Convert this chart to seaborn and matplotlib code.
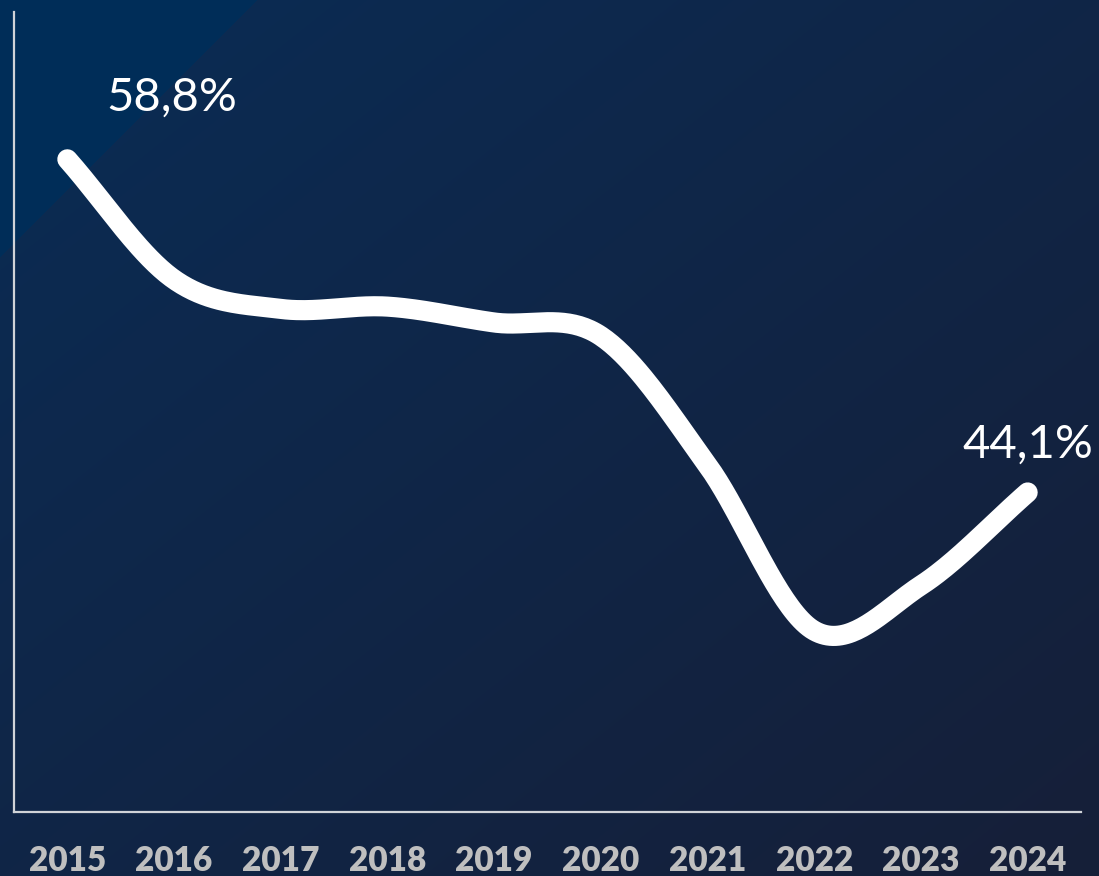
import numpy as np
import pandas as pd
import matplotlib
matplotlib.use("Agg")
import matplotlib.pyplot as plt
import seaborn as sns

years = ["2015", "2016", "2017", "2018", "2019", "2020", "2021", "2022", "2023", "2024"]
values = [58.8, 53.5, 52.2, 52.3, 51.6, 51.0, 45.3, 38.0, 40.0, 44.1]
first_label = "58,8%"
last_label = "44,1%"

sns.set_theme(style="white")
plt.rcParams['font.family'] = ['Lato', 'DejaVu Sans']

W, H = 1099, 876
fig = plt.figure(figsize=(W / 100, H / 100), dpi=100)

# background gradient
bg = fig.add_axes([0, 0, 1, 1], zorder=-10)
yy, xx = np.mgrid[0:H, 0:W]
t = (xx / W + yy / H) / 2.0
c0 = np.array([0x0A, 0x2C, 0x55]) / 255.0
c1 = np.array([0x16, 0x1F, 0x38]) / 255.0
img = c0[None, None, :] * (1 - t[..., None]) + c1[None, None, :] * t[..., None]
tri = (xx + yy) < 257
img[tri] = np.array([0x00, 0x2D, 0x58]) / 255.0
bg.imshow(img, aspect='auto', extent=[0, 1, 0, 1], interpolation='bilinear')
bg.axis('off')

ax = fig.add_axes([14 / W, 64 / H, 1067 / W, 800 / H])
ax.set_facecolor('none')

# Catmull-Rom smoothing of the data (drawing only)
x = np.arange(len(values), dtype=float)
y = np.array(values, dtype=float)
px = np.concatenate([[2 * x[0] - x[1]], x, [2 * x[-1] - x[-2]]])
py = np.concatenate([[2 * y[0] - y[1]], y, [2 * y[-1] - y[-2]]])
sx, sy = [], []
for i in range(1, len(px) - 2):
    p0, p1, p2, p3 = (px[i - 1], py[i - 1]), (px[i], py[i]), (px[i + 1], py[i + 1]), (px[i + 2], py[i + 2])
    for tt in np.linspace(0, 1, 40, endpoint=(i == len(px) - 3)):
        t2, t3 = tt * tt, tt * tt * tt
        for arr, k in ((sx, 0), (sy, 1)):
            arr.append(0.5 * ((2 * p1[k]) + (-p0[k] + p2[k]) * tt +
                              (2 * p0[k] - 5 * p1[k] + 4 * p2[k] - p3[k]) * t2 +
                              (-p0[k] + 3 * p1[k] - 3 * p2[k] + p3[k]) * t3))
df = pd.DataFrame({"x": sx, "y": sy})
sns.lineplot(data=df, x="x", y="y", sort=False, ax=ax, color="white",
             linewidth=14.5, solid_capstyle='round', solid_joinstyle='round')

ax.set_xlim(-0.5, len(values) - 0.5)
ax.set_ylim(30, 65.3)
ax.set_xticks(x)
ax.set_xticklabels(years)
ax.set_yticks([])
ax.set_xlabel("")
ax.set_ylabel("")
ax.tick_params(axis='x', length=0, pad=24, labelsize=24, labelcolor="#BFBFBF")
for lab in ax.get_xticklabels():
    lab.set_fontweight('heavy')
for s in ["top", "right"]:
    ax.spines[s].set_visible(False)
for s in ["left", "bottom"]:
    ax.spines[s].set_color("#D0D3D8")
    ax.spines[s].set_linewidth(1.6)
ax.grid(False)

ax.annotate(first_label, (x[0], y[0]), xytext=(104 * 0.72, 62 * 0.72),
            textcoords='offset points', ha='center', va='center',
            color='white', fontsize=34)
ax.annotate(last_label, (x[-1], y[-1]), xytext=(0, 48 * 0.72),
            textcoords='offset points', ha='center', va='center',
            color='white', fontsize=34)

fig.savefig("out.png", dpi=100)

· · · · · · ·

What to produce:
Starting at the top of the listing above, please restate word for word each line up to and including the one that holds "ax.set_facecolor('none')", omitting every image.

Worked solution:
Convert this chart to seaborn and matplotlib code.
import numpy as np
import pandas as pd
import matplotlib
matplotlib.use("Agg")
import matplotlib.pyplot as plt
import seaborn as sns

years = ["2015", "2016", "2017", "2018", "2019", "2020", "2021", "2022", "2023", "2024"]
values = [58.8, 53.5, 52.2, 52.3, 51.6, 51.0, 45.3, 38.0, 40.0, 44.1]
first_label = "58,8%"
last_label = "44,1%"

sns.set_theme(style="white")
plt.rcParams['font.family'] = ['Lato', 'DejaVu Sans']

W, H = 1099, 876
fig = plt.figure(figsize=(W / 100, H / 100), dpi=100)

# background gradient
bg = fig.add_axes([0, 0, 1, 1], zorder=-10)
yy, xx = np.mgrid[0:H, 0:W]
t = (xx / W + yy / H) / 2.0
c0 = np.array([0x0A, 0x2C, 0x55]) / 255.0
c1 = np.array([0x16, 0x1F, 0x38]) / 255.0
img = c0[None, None, :] * (1 - t[..., None]) + c1[None, None, :] * t[..., None]
tri = (xx + yy) < 257
img[tri] = np.array([0x00, 0x2D, 0x58]) / 255.0
bg.imshow(img, aspect='auto', extent=[0, 1, 0, 1], interpolation='bilinear')
bg.axis('off')

ax = fig.add_axes([14 / W, 64 / H, 1067 / W, 800 / H])
ax.set_facecolor('none')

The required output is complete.